▶ WHAT YOU NEED TO DO: Print exactly the lines from the first one down to the line containing "hist_width = [0.00592, 0.00527, 0.00835]", both ends included, with no pictures and nothing else.

▶ DATA SECTION:
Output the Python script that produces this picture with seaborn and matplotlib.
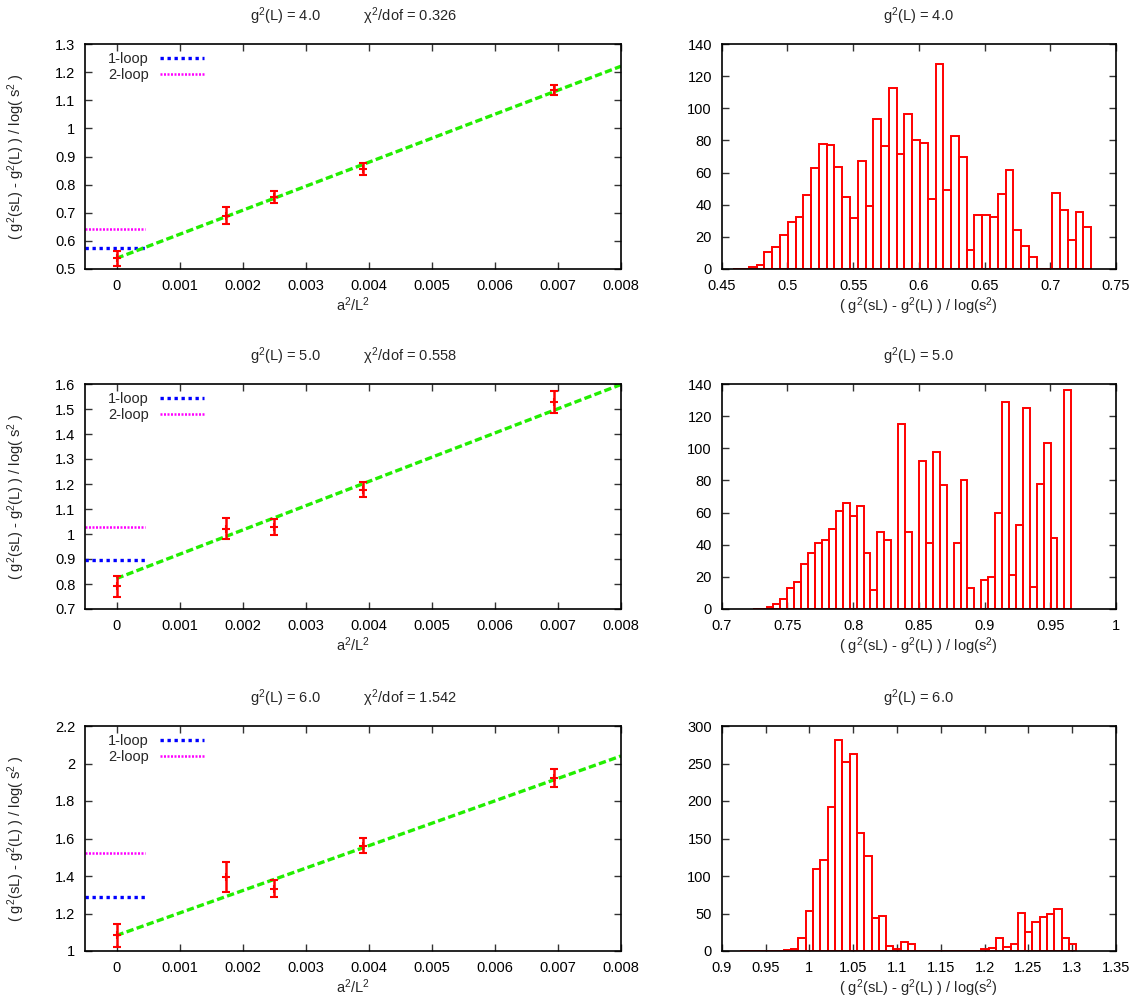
# step scaling fits (left) and bootstrap histograms (right), 3 couplings

import numpy as np
import matplotlib
matplotlib.use("Agg")
import matplotlib.pyplot as plt
import seaborn as sns
from matplotlib.ticker import FormatStrFormatter, MultipleLocator

sns.set_style("ticks")
plt.rcParams['font.family'] = ['Liberation Sans', 'DejaVu Sans']
plt.rcParams['mathtext.fontset'] = 'custom'
plt.rcParams['mathtext.rm'] = 'Liberation Sans'
plt.rcParams['mathtext.it'] = 'Liberation Sans:italic'
plt.rcParams['font.size'] = 10.5

# ---- data ----
couplings = ["4.0", "5.0", "6.0"]
chi2_dof = ["0.326", "0.558", "1.542"]

a2_L2 = [0.0, 1 / 576, 1 / 400, 1 / 256, 1 / 144]
sigma_4 = [0.538, 0.690, 0.757, 0.855, 1.135]
err_4 = [0.026, 0.030, 0.021, 0.022, 0.018]
sigma_5 = [0.791, 1.022, 1.027, 1.178, 1.529]
err_5 = [0.041, 0.043, 0.032, 0.031, 0.043]
sigma_6 = [1.084, 1.396, 1.332, 1.562, 1.922]
err_6 = [0.061, 0.079, 0.045, 0.041, 0.048]

fit_x = [0.0, 0.008]
fit_4 = [0.538, 1.221]
fit_5 = [0.822, 1.598]
fit_6 = [1.083, 2.040]

one_loop = [0.5736, 0.8976, 1.289]
two_loop = [0.641, 1.030, 1.521]
loop_x = [-0.0005, 0.00045]

hist_4 = [0, 0, 1, 2.5, 10.6, 14, 21.3, 29.4, 32.5, 45.8, 62.7, 78, 77.4, 63.4, 45, 32,
          66.9, 39.3, 93.4, 76.8, 112.8, 71.4, 96.7, 80.1, 78.5, 43.3, 127.3, 48.9, 82.8,
          69.6, 11.8, 33.3, 33.3, 32.1, 46.6, 61.5, 24.2, 14.3, 7.2, 0, 0, 47.6, 37, 17.8,
          35.4, 26]
hist_5 = [0, 0, 1.5, 3, 6, 13, 17, 28, 35, 41, 43, 50, 61, 66, 58, 64, 35, 12, 48, 43, 0,
          115, 48, 0, 92, 41, 98, 77, 0, 41, 80, 13, 0, 18, 20, 60, 129, 21, 52, 125, 14,
          78, 103, 44, 0, 136]
hist_6 = [0, 0, 0, 0, 0, 0, 1, 3, 18, 53, 109, 122, 192, 281, 252, 263, 158, 127, 44, 47,
          7, 3, 12, 9, 0, 0, 0, 0, 0, 0, 0, 0, 0, 3, 4, 17, 5, 9, 51, 25, 39, 45, 50, 56,
          18, 9]
hist_start = [0.4588, 0.7236, 0.9207]
hist_width = [0.00592, 0.00527, 0.00835]

# ---- styling ----
left_ylim = [(0.5, 1.3), (0.7, 1.6), (1.0, 2.2)]
left_ystep = [0.1, 0.1, 0.2]
hist_xlim = [(0.45, 0.75), (0.7, 1.0), (0.9, 1.35)]
hist_ylim = [(0, 140), (0, 140), (0, 300)]
hist_ystep = [20, 20, 50]

sigmas = [sigma_4, sigma_5, sigma_6]
errs = [err_4, err_5, err_6]
fits = [fit_4, fit_5, fit_6]
hists = [hist_4, hist_5, hist_6]

W, H = 1137, 1001
fig = plt.figure(figsize=(W / 100, H / 100), dpi=100)
row_top = [44, 384, 726]
ax_h = 225


def style_axis(ax):
    ax.tick_params(direction='in', top=True, right=True, length=5, width=1,
                   colors='#333333', labelcolor='black', pad=7)
    for s in ax.spines.values():
        s.set_linewidth(1.2)
        s.set_color('black')


for i in range(3):
    bottom = 1 - (row_top[i] + ax_h) / H
    axl = fig.add_axes([85 / W, bottom, (621 - 85) / W, ax_h / H])
    axr = fig.add_axes([721.7 / W, bottom, 394.3 / W, ax_h / H])

    # left: extrapolation
    sns.lineplot(x=loop_x, y=[one_loop[i]] * 2, ax=axl, color='#0000ff', lw=2.4,
                 linestyle=(0, (1, 1.1)), label='1-loop')
    sns.lineplot(x=loop_x, y=[two_loop[i]] * 2, ax=axl, color='#ff00ff', lw=1.8,
                 linestyle=(0, (0.8, 0.6)), label='2-loop')
    sns.lineplot(x=fit_x, y=fits[i], ax=axl, color='#22ee00', lw=2.4,
                 linestyle=(0, (2.2, 1.0)), legend=False)
    axl.errorbar(a2_L2, sigmas[i], yerr=errs[i], fmt='+', color='red', ms=6, mew=1.5,
                 elinewidth=1.8, capsize=3, capthick=1.8, zorder=5)
    axl.set_xlim(-0.0005, 0.008)
    axl.set_ylim(*left_ylim[i])
    axl.xaxis.set_major_locator(MultipleLocator(0.001))
    axl.yaxis.set_major_locator(MultipleLocator(left_ystep[i]))
    axl.xaxis.set_major_formatter(FormatStrFormatter('%g'))
    axl.yaxis.set_major_formatter(FormatStrFormatter('%g'))
    axl.set_xlabel(r"a$^2$/L$^2$", labelpad=2)
    axl.set_ylabel(r"( g$^2$(sL) - g$^2$(L) ) / log( s$^2$ )")
    axl.yaxis.set_label_coords(-0.108, 0.5)
    axl.set_title("g$^2$(L) = " + couplings[i] + "           \u03c7$^2$/dof = " + chi2_dof[i],
                  pad=16.5, fontsize=10.5)
    axl.legend(loc='upper left', bbox_to_anchor=(0.018, 1.022), frameon=False,
               markerfirst=False, handlelength=3.0, handletextpad=0.8, labelspacing=0.15,
               fontsize=10.5)
    style_axis(axl)

    # right: histogram
    nb = len(hists[i])
    lo = hist_start[i]
    hi = hist_start[i] + hist_width[i] * nb
    centers = lo + hist_width[i] * (np.arange(nb) + 0.5)
    sns.histplot(x=centers, weights=hists[i], bins=nb, binrange=(lo, hi), ax=axr,
                 fill=False, element='bars', color='red', linewidth=1.4)
    axr.set_xlim(*hist_xlim[i])
    axr.set_ylim(*hist_ylim[i])
    axr.xaxis.set_major_locator(MultipleLocator(0.05))
    axr.yaxis.set_major_locator(MultipleLocator(hist_ystep[i]))
    axr.xaxis.set_major_formatter(FormatStrFormatter('%g'))
    axr.yaxis.set_major_formatter(FormatStrFormatter('%g'))
    axr.set_ylabel("")
    axr.set_xlabel(r"( g$^2$(sL) - g$^2$(L) ) / log(s$^2$)", labelpad=2)
    axr.set_title("g$^2$(L) = " + couplings[i], pad=16.5, fontsize=10.5)
    style_axis(axr)

fig.savefig("out.png", dpi=100)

▶ SOLUTION FOR THIS TASK:
Output the Python script that produces this picture with seaborn and matplotlib.
# step scaling fits (left) and bootstrap histograms (right), 3 couplings

import numpy as np
import matplotlib
matplotlib.use("Agg")
import matplotlib.pyplot as plt
import seaborn as sns
from matplotlib.ticker import FormatStrFormatter, MultipleLocator

sns.set_style("ticks")
plt.rcParams['font.family'] = ['Liberation Sans', 'DejaVu Sans']
plt.rcParams['mathtext.fontset'] = 'custom'
plt.rcParams['mathtext.rm'] = 'Liberation Sans'
plt.rcParams['mathtext.it'] = 'Liberation Sans:italic'
plt.rcParams['font.size'] = 10.5

# ---- data ----
couplings = ["4.0", "5.0", "6.0"]
chi2_dof = ["0.326", "0.558", "1.542"]

a2_L2 = [0.0, 1 / 576, 1 / 400, 1 / 256, 1 / 144]
sigma_4 = [0.538, 0.690, 0.757, 0.855, 1.135]
err_4 = [0.026, 0.030, 0.021, 0.022, 0.018]
sigma_5 = [0.791, 1.022, 1.027, 1.178, 1.529]
err_5 = [0.041, 0.043, 0.032, 0.031, 0.043]
sigma_6 = [1.084, 1.396, 1.332, 1.562, 1.922]
err_6 = [0.061, 0.079, 0.045, 0.041, 0.048]

fit_x = [0.0, 0.008]
fit_4 = [0.538, 1.221]
fit_5 = [0.822, 1.598]
fit_6 = [1.083, 2.040]

one_loop = [0.5736, 0.8976, 1.289]
two_loop = [0.641, 1.030, 1.521]
loop_x = [-0.0005, 0.00045]

hist_4 = [0, 0, 1, 2.5, 10.6, 14, 21.3, 29.4, 32.5, 45.8, 62.7, 78, 77.4, 63.4, 45, 32,
          66.9, 39.3, 93.4, 76.8, 112.8, 71.4, 96.7, 80.1, 78.5, 43.3, 127.3, 48.9, 82.8,
          69.6, 11.8, 33.3, 33.3, 32.1, 46.6, 61.5, 24.2, 14.3, 7.2, 0, 0, 47.6, 37, 17.8,
          35.4, 26]
hist_5 = [0, 0, 1.5, 3, 6, 13, 17, 28, 35, 41, 43, 50, 61, 66, 58, 64, 35, 12, 48, 43, 0,
          115, 48, 0, 92, 41, 98, 77, 0, 41, 80, 13, 0, 18, 20, 60, 129, 21, 52, 125, 14,
          78, 103, 44, 0, 136]
hist_6 = [0, 0, 0, 0, 0, 0, 1, 3, 18, 53, 109, 122, 192, 281, 252, 263, 158, 127, 44, 47,
          7, 3, 12, 9, 0, 0, 0, 0, 0, 0, 0, 0, 0, 3, 4, 17, 5, 9, 51, 25, 39, 45, 50, 56,
          18, 9]
hist_start = [0.4588, 0.7236, 0.9207]
hist_width = [0.00592, 0.00527, 0.00835]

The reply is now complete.